🛺 Del Boy's Reliant Regal: The Three-Wheeled Yellow Legend
No car in British sitcom history has done more with less. A three-wheeled delivery van, built by a small manufacturer mostly known for economy runabouts, becomes — through nothing more than a lick of yellow paint and some hand-lettered signwriting — one of the most instantly recognisable vehicles ever put on television. That's the whole story of Del Boy's Reliant Regal in a sentence, and it's still true forty-odd years after it first rattled onto screen.
Trotters Independent Trading, established nowhere in particular
The van belongs to Derek "Del Boy" Trotter and his younger brother Rodney, the two market traders at the heart of Only Fools and Horses, and it's painted with the fictional company name "Trotters Independent Trading Co." along with the gloriously overreaching slogan "New York — Paris — Peckham." It's a joke that works precisely because the van looks nothing like it belongs on any of those three streets: small, slow, and unmistakably yellow, built by Reliant as a lightweight three-wheeled commercial vehicle rather than anything resembling a status symbol.
Why a three-wheeler, and why yellow
Reliant's three-wheelers existed for a very practical reason — under old British licensing rules, a three-wheeled vehicle under a certain weight could be driven on a motorcycle licence, which made them cheap, legal transport for people who'd never passed a full driving test.
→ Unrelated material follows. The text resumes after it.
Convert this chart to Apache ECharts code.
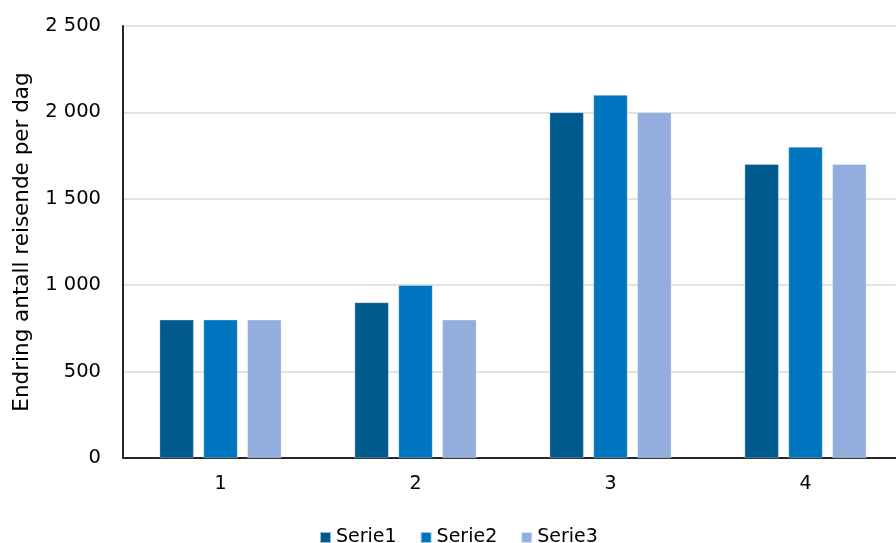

That's a detail the writers leaned on knowingly: Del Boy is a man forever cutting corners, and a van you can legally drive without a proper car licence fits him perfectly. The yellow paint does the rest of the work, turning a genuinely humble little van into something that reads, from fifty feet away in a Peckham market scene, as a character in its own right rather than just background traffic.
A prop that became a legend
Several examples of the van were used across the show's original run and its later specials, and more than one has since gone under the hammer at auction for sums that would have left even Del Boy lost for words — a fitting footnote to a wider pattern where yellow cars quietly outperform expectations on resale far more often than people assume. It says something about how deeply the show is woven into British popular culture that a humble delivery van, in the right colour with the right lettering, can command that kind of attention decades after the cameras stopped rolling.
A national obsession with a van
It's easy to forget just how enormous Only Fools and Horses was in its pomp. Its festive specials through the 1990s were routinely among the most-watched broadcasts of the year on British television, with one Christmas episode widely credited as one of the highest-rated scripted programmes UK television has ever recorded. The Reliant was on screen for a huge chunk of that viewing, parked outside the Nag's Head or wheezing its way across Peckham, which means an entire generation effectively grew up with that specific shade of yellow as part of the national furniture, whether they were consciously aware of it or not.
Yellow's other great British sitcom moment
Only Fools and Horses wasn't the only British comedy to reach for a yellow runabout as an instant sight gag — over on the other channel, Mr Bean was doing much the same thing with a yellow Mini, at almost exactly the same moment in British television history. Between the two of them, and the wider run of screen cars that made their name in yellow, it's hard to avoid the conclusion that British comedy simply trusts yellow more than any other colour to get a laugh before a word's been spoken.
The Regal was never a fast car, a comfortable one, or even, by most accounts, a particularly reliable one. It didn't need to be. It just needed to be yellow, badly lettered, and driven by two brothers who genuinely believed this time next year they'd be millionaires.